As a child I pondered this deep question: Is the blue I see with my eyes the same as the blue you see with your eyes? I used to wonder if my blue was actually your green or purple or if you saw in ultraviolet like a butterfly. I’d blink one eye shut and observe the world, then switch to the other eye, and from my own optical input, I knew that people must see colors at least somewhat differently, for I have an eye that sees a warmer spectrum while the other sees a cooler spectrum. It’s subtle but noticeable. 

Two people in my family have some level of red-green color blindness, which fascinates me.
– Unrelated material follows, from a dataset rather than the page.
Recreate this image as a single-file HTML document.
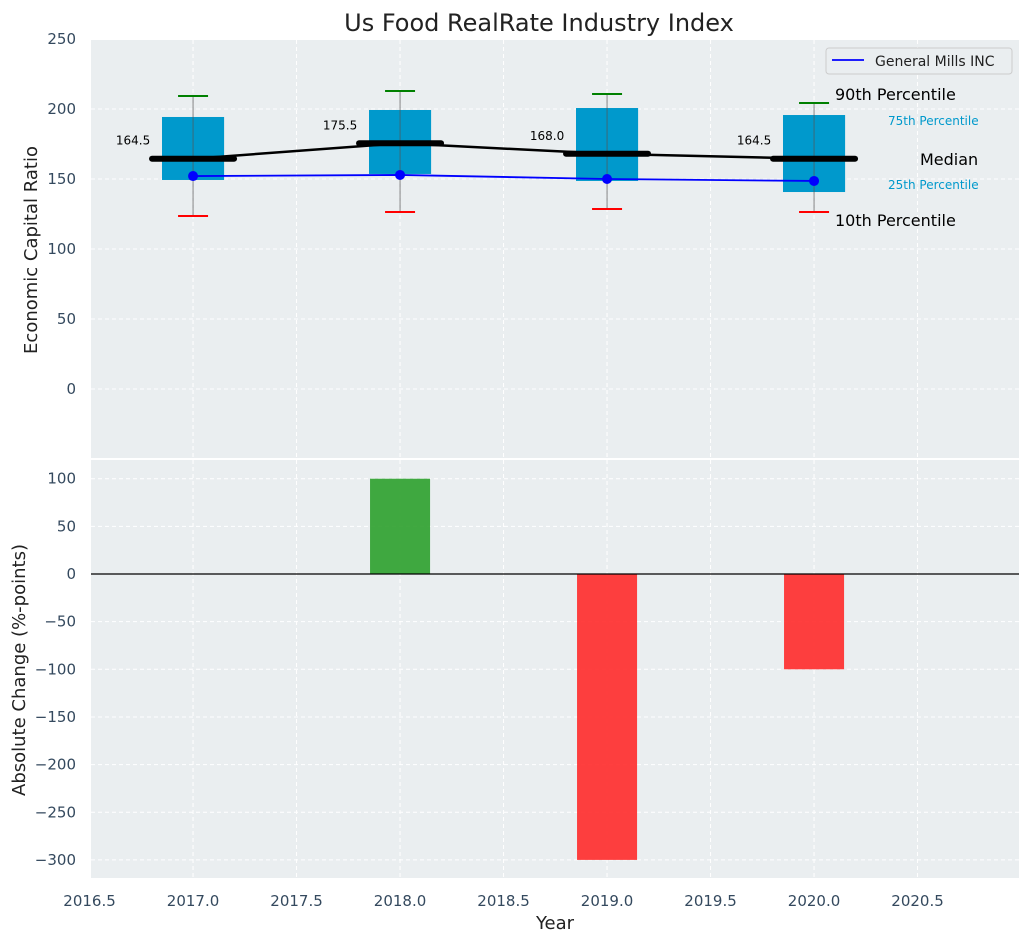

My spouse mixes up orange and purple—baffling, to this full-spectrumed writer-artist who sees those two colors as dramatically different, nearly as opposites on the color wheel.

When I worked on Power BI, a designer on my team developed a series of color palettes for color-blind report creators and readers, and I thought, not for the first time, that it must be challenging to navigate a full-color world when you can’t see the distinctions as clearly as the majority of the population. Both color-blind people in my life have trouble distinguishing between red and green lights at traffic stops. That’s a huge accessibility issue with literal life-and-death implications.
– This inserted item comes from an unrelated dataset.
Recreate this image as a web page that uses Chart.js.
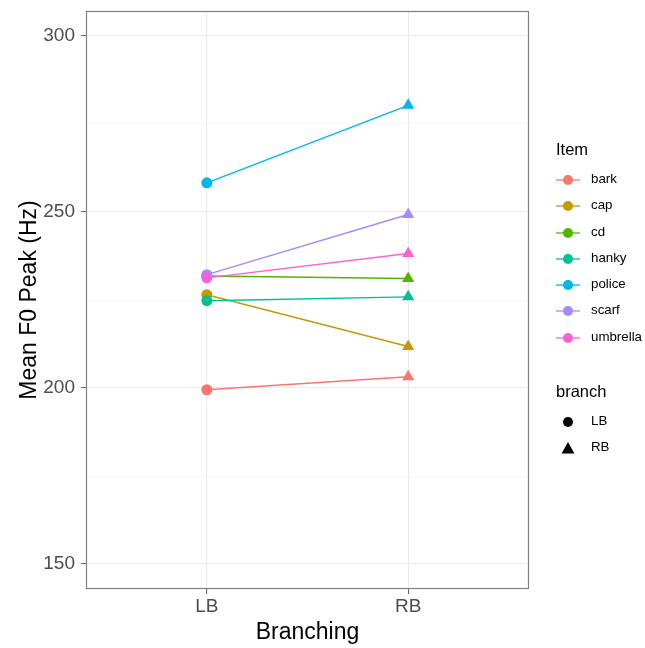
<!DOCTYPE html>
<html>
<head>
<meta charset="utf-8">
<script src="https://cdn.jsdelivr.net/npm/chart.js@4"></script>
<style>
  html, body { margin: 0; padding: 0; background: #fff; }
  #wrap { position: relative; width: 645px; height: 648px; font-family: "Liberation Sans", Arial, sans-serif; }
  #legend { position: absolute; left: 556px; top: 140px; color: #000; }
  .ttl { font-size: 16.5px; height: 31px; }
  .row { position: relative; height: 26.3px; font-size: 13.3px; }
  .row .key { position: absolute; left: 0; top: 2px; width: 24px; height: 14px; }
  .row .lab { position: absolute; left: 35px; top: 0px; }
</style>
</head>
<body>
<div id="wrap">
  <canvas id="c" width="645" height="648"></canvas>
  <div id="legend"></div>
</div>
<script>
// categories / series
const branches = ['LB', 'RB'];
const items = ['bark', 'cap', 'cd', 'hanky', 'police', 'scarf', 'umbrella'];
const colors = ['#F8766D', '#C49A00', '#53B400', '#00C094', '#00B6EB', '#A58AFF', '#FB61D7'];
const lbValues = [199.5, 226.5, 231.8, 224.8, 258.3, 232.2, 231.3];
const rbValues = [203.2, 211.8, 231.1, 225.9, 280.3, 249.3, 238.2];
const yTicks = [150, 175, 200, 225, 250, 275, 300];
const yLabels = [150, 200, 250, 300];

const datasets = items.map((name, i) => ({
  label: name,
  data: [{ x: 1, y: lbValues[i] }, { x: 2, y: rbValues[i] }],
  borderColor: colors[i],
  backgroundColor: colors[i],
  borderWidth: 1.4,
  pointStyle: ['circle', 'triangle'],
  pointRadius: [5.5, 7],
  pointBorderWidth: 0,
  showLine: true,
  order: items.length - i
}));

const panelBorder = {
  id: 'panelBorder',
  afterDraw(chart) {
    const a = chart.chartArea, ctx = chart.ctx;
    ctx.save();
    ctx.strokeStyle = '#7f7f7f';
    ctx.lineWidth = 1.2;
    ctx.strokeRect(a.left + 0.5, a.top + 0.5, a.right - a.left - 1, a.bottom - a.top - 1);
    ctx.restore();
  }
};

new Chart(document.getElementById('c'), {
  type: 'scatter',
  data: { datasets },
  options: {
    responsive: false,
    animation: false,
    layout: { padding: { top: 11, right: 116, bottom: 2, left: 4 } },
    plugins: { legend: { display: false }, tooltip: { enabled: false } },
    scales: {
      x: {
        type: 'linear', min: 0.4, max: 2.6,
        afterBuildTicks: s => { s.ticks = branches.map((b, i) => ({ value: i + 1 })); },
        afterFit: s => { s.height = 57; s.paddingLeft = 0; s.paddingRight = 0; },
        ticks: { callback: v => branches[v - 1], color: '#4d4d4d', font: { size: 19, family: 'Liberation Sans' }, padding: 1 },
        grid: { color: '#ebebeb', lineWidth: 1.1, tickLength: 5, tickColor: '#666' },
        border: { display: false },
        title: { display: true, text: 'Branching', color: '#000', font: { size: 23, family: 'Liberation Sans' }, padding: { top: 0, bottom: 0 } }
      },
      y: {
        min: 142.9, max: 307.1,
        afterBuildTicks: s => { s.ticks = yTicks.map(v => ({ value: v })); },
        afterFit: s => { s.width = 82; s.paddingTop = 0; s.paddingBottom = 0; },
        ticks: { callback: v => yLabels.includes(v) ? String(v) : '', color: '#4d4d4d', font: { size: 19, family: 'Liberation Sans' }, padding: 6 },
        grid: {
          color: c => yLabels.includes(c.tick.value) ? '#ebebeb' : '#f4f4f4',
          lineWidth: c => yLabels.includes(c.tick.value) ? 1.1 : 0.8,
          tickLength: 5,
          tickColor: c => yLabels.includes(c.tick.value) ? '#666' : 'rgba(0,0,0,0)'
        },
        border: { display: false },
        title: { display: true, text: 'Mean F0 Peak (Hz)', color: '#000', font: { size: 23, family: 'Liberation Sans' }, padding: { top: 12, bottom: 0 } }
      }
    }
  },
  plugins: [panelBorder]
});

// legend
let html = '<div class="ttl">Item</div>';
items.forEach((name, i) => {
  html += '<div class="row"><svg class="key" viewBox="0 0 24 14"><line x1="0" y1="7" x2="24" y2="7" stroke="' + colors[i] +
    '" stroke-width="1.3"/><circle cx="12" cy="7" r="5" fill="' + colors[i] + '"/></svg><span class="lab">' + name + '</span></div>';
});
html += '<div style="height:27px"></div><div class="ttl">branch</div>';
html += '<div class="row"><svg class="key" viewBox="0 0 24 14"><circle cx="12" cy="7" r="5" fill="#000"/></svg><span class="lab">LB</span></div>';
html += '<div class="row"><svg class="key" viewBox="0 0 24 14"><polygon points="12,1 18.5,12.5 5.5,12.5" fill="#000"/></svg><span class="lab">RB</span></div>';
document.getElementById('legend').innerHTML = html;
</script>
</body>
</html>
It’s gratifying, then, to see color blindness being tackled as part of accessibility improvements in software. This excellent post at Venngage lets you see life through various color-blind lenses and gives helpful tips for designing for everyone.


4

FIND OUT ABOUT BURNOUT

I love a good online test, don’t you? Is “burnout” the hottest word of 2021? Are these questions related? Yes! Take the burnout test to see where you fall on the spectrum. And treat yourself kindly. Life is hard sometimes, especially during a pandemic.


5

TRANSPARENT WRITING

Lately I’ve been loving the way the internet democratizes access to useful information. For example, Tim Herrara’s been gathering rates publications pay freelancers for articles, along with pay insight and negotiation tips to increase transparency. Then I stumbled on this collection of insider info and tips for writers by Lincoln Michel over on Substack. When I’ve considered freelancing in the past, I’ve gotten overwhelmed by the logistics of it all. My overwhelmed-at-work self is highly productive, but my overwhelmed personal self sometimes curls up in a ball and reads escapist novels, so I found Michel’s well-organized and informative missive calming and helpful. Thanks, internet.